Thursday, November 19, 2009

World War II and the Economy

With an economic summit planned for December, it is likely that the Obama administration will ask for a second stimulus early next year. Part of the reasoning comes from a group of economists led by Paul Krugman. They maintain that the Great Depression and Japan's Lost Decade happened because the governments had not spent enough money. They point out that spending for WWII reached astronomical levels but just a few years later the national debt was back to manageable levels and the country began a twenty-five year boom. If the government just spends enough money then history will repeat itself.

It would be nice to believe that economics were that simple but there are a number of factors that make WWII unique. Simply spending without these other factors will not produce the same result.

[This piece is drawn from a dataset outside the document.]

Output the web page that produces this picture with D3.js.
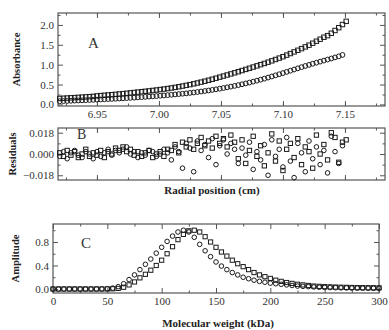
<!DOCTYPE html>
<html><head><meta charset="utf-8">
<script src="https://cdn.jsdelivr.net/npm/d3@7"></script>
<style>body{margin:0;background:#fff}svg{display:block}</style>
</head><body><svg id="c" width="389" height="330"></svg>
<script>
// ---- DATA ----
const radialPos = [6.920,6.923,6.926,6.929,6.932,6.935,6.938,6.941,6.944,6.947,
6.950,6.953,6.956,6.959,6.962,6.965,6.968,6.971,6.974,6.977,
6.980,6.983,6.986,6.989,6.992,6.995,6.998,7.001,7.004,7.007,
7.010,7.013,7.016,7.019,7.022,7.025,7.028,7.031,7.034,7.037,
7.040,7.043,7.046,7.049,7.052,7.055,7.058,7.061,7.064,7.067,
7.070,7.073,7.076,7.079,7.082,7.085,7.088,7.091,7.094,7.097,
7.100,7.103,7.106,7.109,7.112,7.115,7.118,7.121,7.124,7.127,
7.130,7.133,7.136,7.139,7.142,7.145,7.148,7.151];
const absUpper = [0.150,0.155,0.160,0.166,0.171,0.177,0.183,0.189,0.195,0.201,
0.214,0.222,0.229,0.237,0.245,0.253,0.262,0.271,0.280,0.290,
0.300,0.310,0.320,0.330,0.340,0.351,0.362,0.374,0.386,0.399,
0.413,0.428,0.444,0.461,0.479,0.498,0.518,0.539,0.561,0.584,
0.608,0.633,0.659,0.686,0.713,0.740,0.767,0.795,0.823,0.852,
0.881,0.910,0.940,0.970,1.000,1.031,1.063,1.096,1.130,1.165,
1.200,1.240,1.280,1.321,1.362,1.404,1.447,1.490,1.540,1.590,
1.640,1.690,1.730,1.790,1.860,1.930,2.010,2.090];
const absLower = [0.080,0.084,0.087,0.091,0.095,0.099,0.102,0.106,0.111,0.115,
0.120,0.124,0.129,0.134,0.138,0.143,0.148,0.154,0.159,0.165,
0.170,0.177,0.183,0.190,0.196,0.203,0.210,0.218,0.226,0.234,
0.242,0.251,0.260,0.269,0.278,0.289,0.300,0.312,0.324,0.337,
0.350,0.365,0.380,0.396,0.413,0.430,0.448,0.466,0.486,0.507,
0.528,0.550,0.573,0.597,0.622,0.648,0.675,0.703,0.731,0.759,
0.788,0.818,0.848,0.878,0.908,0.938,0.967,0.995,1.023,1.050,
1.077,1.103,1.129,1.155,1.182,1.210,1.245];
// residuals in units of 0.001
const residUpper = [1,-2,3,-1,2,-3,0,4,-2,1,
-1,3,-3,2,0,5,3,6,2,4,
-1,2,-2,1,3,-3,0,2,-2,4,
3,8,1,10,6,12,4,9,14,7,
11,5,15,9,13,6,16,10,
-4,12,-8,3,15,-2,7,-10,1,17,
-6,11,-14,4,9,-3,13,-9,6,2,
-12,16,0,8,-5,18,14,-7,10,12];
const residLower = [-2,2,-4,1,3,-1,-3,2,0,-4,
2,-2,1,4,-1,3,1,4,6,0,
2,-3,1,-1,3,2,-2,0,4,1,
-5,6,2,-12,9,5,-15,11,3,8,
-3,13,-9,7,12,0,9,4,
-8,5,-1,10,-13,2,-5,8,-18,12,
-2,4,-11,14,-6,-20,9,1,-15,11,
-4,6,-9,3,-16,15,2,-8,7];
const molWeight = [0,5,10,15,20,25,30,35,40,45,50,55,60,65,70,75,80,85,90,95,
100,105,110,115,120,125,130,135,140,145,150,155,160,165,170,175,180,185,190,195,
200,205,210,215,220,225,230,235,240,245,250,255,260,265,270,275,280,285,290,295,300];
const ampCircles = [0,0,0,0,0,0,0,0,0.001,0.002,0.005,0.015,0.04,0.09,0.16,0.24,0.33,0.42,0.51,0.61,
0.71,0.81,0.90,0.97,1.00,0.97,0.88,0.76,0.65,0.55,0.46,0.39,0.33,0.28,0.24,0.20,0.175,0.15,0.13,0.115,
0.10,0.09,0.08,0.07,0.06,0.05,0.045,0.04,0.035,0.03,0.027,0.025,0.022,0.02,0.018,0.016,0.015,0.014,0.013,0.012,0.012];
const ampSquares = [0,0,0,0,0,0,0,0,0,0,0.001,0.004,0.01,0.03,0.07,0.12,0.19,0.25,0.32,0.40,
0.49,0.60,0.72,0.84,0.93,0.99,1.00,0.97,0.89,0.80,0.71,0.63,0.56,0.49,0.43,0.38,0.33,0.28,0.24,0.21,
0.18,0.15,0.13,0.11,0.095,0.08,0.07,0.06,0.05,0.045,0.04,0.036,0.033,0.03,0.028,0.026,0.024,0.023,0.022,0.021,0.02];

// ---- DRAW ----
const svg = d3.select("#c");
const FONT = "Liberation Serif, Times New Roman, serif";
const INK = "#1a1a1a";

function panel(o){
  const x = d3.scaleLinear().domain(o.xd).range([o.l, o.r]);
  const y = d3.scaleLinear().domain(o.yd).range([o.b, o.t]);
  const g = svg.append("g");
  function ax(gen, tr, vals, size, fmt){
    const a = g.append("g").attr("transform", tr)
      .call(gen.tickValues(vals).tickSize(size).tickPadding(4).tickFormat(fmt));
    a.select(".domain").remove();
    a.selectAll("line").attr("stroke", "#555").attr("stroke-width", 1);
    a.selectAll("text").attr("font-family", FONT).attr("font-size", 11).attr("fill", "#333");
    return a;
  }
  const none = () => "";
  ax(d3.axisBottom(x), `translate(0,${o.b})`, o.xMinor, -2.5, none);
  ax(d3.axisTop(x), `translate(0,${o.t})`, o.xMinor, -2.5, none);
  ax(d3.axisLeft(y), `translate(${o.l},0)`, o.yMinor, -2.5, none);
  ax(d3.axisRight(y), `translate(${o.r},0)`, o.yMinor, -2.5, none);
  ax(d3.axisBottom(x), `translate(0,${o.b})`, o.xMajor, -5, o.xLab ? o.xFmt : none);
  ax(d3.axisTop(x), `translate(0,${o.t})`, o.xMajor, -5, none);
  ax(d3.axisLeft(y), `translate(${o.l},0)`, o.yMajor, -5, o.yFmt);
  ax(d3.axisRight(y), `translate(${o.r},0)`, o.yMajor, -5, none);
  g.append("rect").attr("x", o.l).attr("y", o.t).attr("width", o.r - o.l).attr("height", o.b - o.t)
    .attr("fill", "none").attr("stroke", "#555").attr("stroke-width", 1.2);
  g.append("text").attr("x", o.labX).attr("y", o.labY).text(o.letter)
    .attr("font-family", FONT).attr("font-size", o.letterSize || 15).attr("fill", "#333");
  g.append("text").attr("transform", `translate(${o.ytX},${(o.t + o.b) / 2}) rotate(-90)`)
    .attr("text-anchor", "middle").attr("font-family", FONT).attr("font-weight", "bold")
    .attr("font-size", 10.5).attr("fill", "#222").text(o.yTitle);
  return {x, y, g};
}
function circles(p, xs, ys, r){
  p.g.append("g").selectAll("circle").data(ys).join("circle")
    .attr("cx", (d, i) => p.x(xs[i])).attr("cy", d => p.y(d)).attr("r", r)
    .attr("fill", "none").attr("stroke", INK).attr("stroke-width", 1);
}
function squares(p, xs, ys, s){
  p.g.append("g").selectAll("rect").data(ys).join("rect")
    .attr("x", (d, i) => p.x(xs[i]) - s / 2).attr("y", d => p.y(d) - s / 2)
    .attr("width", s).attr("height", s)
    .attr("fill", "none").attr("stroke", INK).attr("stroke-width", 1);
}

const radMajor = [6.95, 7.00, 7.05, 7.10, 7.15];
const radMinor = [6.925, 6.95, 6.975, 7.00, 7.025, 7.05, 7.075, 7.10, 7.125, 7.15, 7.175];

// Panel A
const A = panel({l:58, r:385, t:13, b:106, xd:[6.9186, 7.1823], yd:[-0.04, 2.30],
  xMajor: radMajor, xMinor: radMinor, xLab:true, xFmt: d3.format(".2f"),
  yMajor:[0,0.5,1.0,1.5,2.0], yMinor:[0.25,0.75,1.25,1.75,2.25], yFmt: d3.format(".1f"),
  letter:"A", labX:88, labY:48, ytX:20, yTitle:"Absorbance"});
circles(A, radialPos, absLower, 2.4);
squares(A, radialPos, absUpper, 4.4);

// Panel B
const B = panel({l:58, r:385, t:128, b:180, xd:[6.9186, 7.1823], yd:[-0.022, 0.022],
  xMajor: radMajor, xMinor: radMinor, xLab:false,
  yMajor:[-0.018, 0, 0.018], yMinor:[-0.009, 0.009], yFmt: d3.format(".3f"),
  letter:"B", labX:77, labY:139, letterSize:14, ytX:16, yTitle:"Residuals"});
circles(B, radialPos, residLower.map(v => v / 1000), 2.3);
squares(B, radialPos, residUpper.map(v => v / 1000), 4.3);
svg.append("text").attr("x", 212).attr("y", 194).attr("text-anchor", "middle")
  .attr("font-family", FONT).attr("font-weight", "bold").attr("font-size", 11).attr("fill", "#222")
  .text("Radial position (cm)");

// Panel C
const C = panel({l:53, r:379, t:224, b:293, xd:[0, 300], yd:[-0.068, 1.106],
  xMajor:[0,50,100,150,200,250,300], xMinor:[25,75,125,175,225,275], xLab:true, xFmt: d3.format("d"),
  yMajor:[0,0.4,0.8], yMinor:[0.2,0.6,1.0], yFmt: d3.format(".1f"),
  letter:"C", labX:81, labY:248, ytX:19, yTitle:"Amplitude"});
circles(C, molWeight, ampCircles, 2.3);
squares(C, molWeight, ampSquares, 4.2);
svg.append("text").attr("x", 218).attr("y", 327).attr("text-anchor", "middle")
  .attr("font-family", FONT).attr("font-weight", "bold").attr("font-size", 11).attr("fill", "#222")
  .text("Molecular weight (kDa)");
</script></body></html>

The most obvious factor is that WWII was a war. It had a beginning and an end. By the end of the war the nation was sick of it. There was strong pressure to send the troops back home and get on with life. That put a natural end on the spending. In contrast, Krugman and company are proposing peacetime spending which will be hard to cut once it is established. What starts out as a short-term stimulus will likely turn into permanent programs.

Another factor was pent-up demand. The war years were years of deprivation. No new cars were built and few new houses. Even new clothing was a luxury and food items that we take for granted such as hams and chocolate were hard to come by. With the war over, people wanted these things.

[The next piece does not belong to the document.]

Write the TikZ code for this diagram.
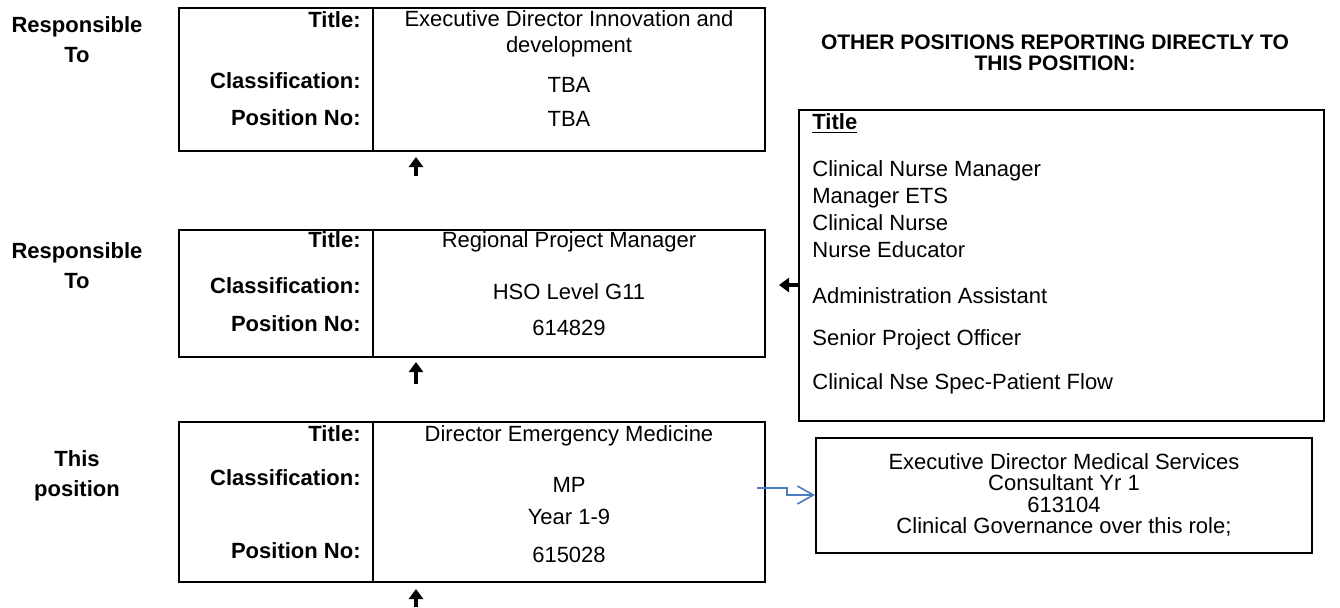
\documentclass[tikz,border=0pt]{standalone}
\usepackage{fontspec}
\setmainfont{Liberation Sans}
\usetikzlibrary{arrows.meta}
\newcommand{\pxu}{0.5pt}
\definecolor{linkblue}{RGB}{74,126,193}

\tikzset{
  frame/.style={line width=1pt},
  side/.style={font=\bfseries\fontsize{11}{15}\selectfont, align=center, inner sep=0pt},
  key/.style={font=\bfseries\fontsize{11}{13}\selectfont, anchor=east, inner sep=0pt},
  val/.style={font=\fontsize{11}{13}\selectfont, align=center, inner sep=0pt},
  item/.style={font=\fontsize{11}{13.5}\selectfont, anchor=west, align=left, inner sep=0pt},
  uparr/.style={line width=1.8pt, -{Triangle[width=7pt,length=5pt]}},
  link/.style={linkblue, line width=0.8pt, -{Straight Barb[width=9pt,length=8pt]}}
}

\begin{document}
\begin{tikzpicture}[x=\pxu,y=-\pxu]
			\useasboundingbox (0,0) rectangle (1340,607);
			
			\node[side] (resp1) at (77,40) {Responsible\\To};
			\draw[frame] (179,8) rectangle (765,151);
			\draw[frame] (373,8) -- (373,151);
			\node[key] (title1) at (361,20) {Title:};
			\node[key] (class1) at (361,81) {Classification:};
			\node[key] (posno1) at (361,118) {Position No:};
			\node[val] (tval1) at (569,34) {Executive Director Innovation and\\development};
			\node[val] (cval1) at (569,85) {TBA};
			\node[val] (pval1) at (569,119) {TBA};
			\coordinate (up1a) at (416,176);
			\coordinate (up1b) at (416,157);
			\draw[uparr] (up1a) -- (up1b);
			
			\node[side] (resp2) at (77,266) {Responsible\\To};
			\draw[frame] (179,230) rectangle (765,357);
			\draw[frame] (373,230) -- (373,357);
			\node[key] (title2) at (361,240) {Title:};
			\node[key] (class2) at (361,286) {Classification:};
			\node[key] (posno2) at (361,324) {Position No:};
			\node[val] (tval2) at (569,242) {Regional Project Manager};
			\node[val] (cval2) at (569,292) {HSO Level G11};
			\node[val] (pval2) at (569,328) {614829};
			\coordinate (up2a) at (416,384);
			\coordinate (up2b) at (416,362);
			\draw[uparr] (up2a) -- (up2b);
			
			\node[side] (this) at (77,476) {This\\position};
			\draw[frame] (179,422) rectangle (765,582);
			\draw[frame] (373,422) -- (373,582);
			\node[key] (title3) at (361,434) {Title:};
			\node[key] (class3) at (361,478) {Classification:};
			\node[key] (posno3) at (361,551) {Position No:};
			\node[val] (tval3) at (569,436) {Director Emergency Medicine};
			\node[val] (cval3) at (569,485) {MP};
			\node[val] (yval3) at (569,517) {Year 1-9};
			\node[val] (pval3) at (569,555) {615028};
			\coordinate (up3a) at (416,607);
			\coordinate (up3b) at (416,589);
			\draw[uparr] (up3a) -- (up3b);
			
			\node[side, font=\bfseries\fontsize{10.5}{10.5}\selectfont] (head) at (1055,53) {OTHER POSITIONS REPORTING DIRECTLY TO\\THIS POSITION:};
			\node[draw, frame, minimum width=525*\pxu, minimum height=311*\pxu] (others) at (1061.5,265.5) {};
			\node[item, font=\bfseries\fontsize{11}{13}\selectfont] (ttl) at (812,124) {\underline{Title}};
			\node[item] (nurses) at (812,209) {Clinical Nurse Manager\\Manager ETS\\Clinical Nurse\\Nurse Educator};
			\node[item] (admin) at (812,296) {Administration Assistant};
			\node[item] (spo) at (812,340) {Senior Project Officer};
			\node[item] (cnse) at (812,384) {Clinical Nse Spec-Patient Flow};
			\coordinate (left1) at (799,285);
			\draw[uparr] (left1) -- ++(-20,0);
			
			\node[draw, frame, align=center, font=\fontsize{11}{10.8}\selectfont, minimum width=496*\pxu, minimum height=115*\pxu] (med) at (1064,495) {Executive Director Medical Services\\Consultant Yr 1\\613104\\Clinical Governance over this role;};
			\coordinate (lnk) at (757,488);
			\draw[link] (lnk) -- ++(30,0) |- (med.west);
			
		\end{tikzpicture}
\end{document}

By the end of the war, the US was the only major power to end the war with its manufacturing base intact. In fact, years of war spending had paid for upgrades to American factories. At the same time, Japanese and European manufacturing was in ruins. These other countries had to buy from the US in order to rebuild their own manufacturing bases.

In contrast, we are not experiencing any long-term privation nor are we bombing our competition out of business. No amount of spending in the US is going to dismantle Chinese factories.

WWII was financed by war bonds which were bought by Americans. When the debt was paid down, the money went to Americans who could spend it in the American economy. Our current debt is largely financed by long-term bonds sold to foreign countries. Running up a massive debt today means shipping dollars overseas and draining them from the economy.

When the Great Depression started, the Roosevelt Administration feared deflation. Under normal market conditions, high unemployment should have meant falling wages. The Roosevelt administration kept wages high through a combination of government coercion and union support. This system was finally scrapped during the war and never reestablished. This lowered the cost of hiring new employees. Krugman is advocating the opposite approach today. In a recent column he suggested that the government make it harder to fire or lay off employees. The Democrats have been working hard at raising the cost of hiring with increases to minimum wage and health insurance mandates.

Obviously the huge deficit that the nation ran up during WWII was only a small part of the story. Running up a new deficit and expecting a boom is irrational.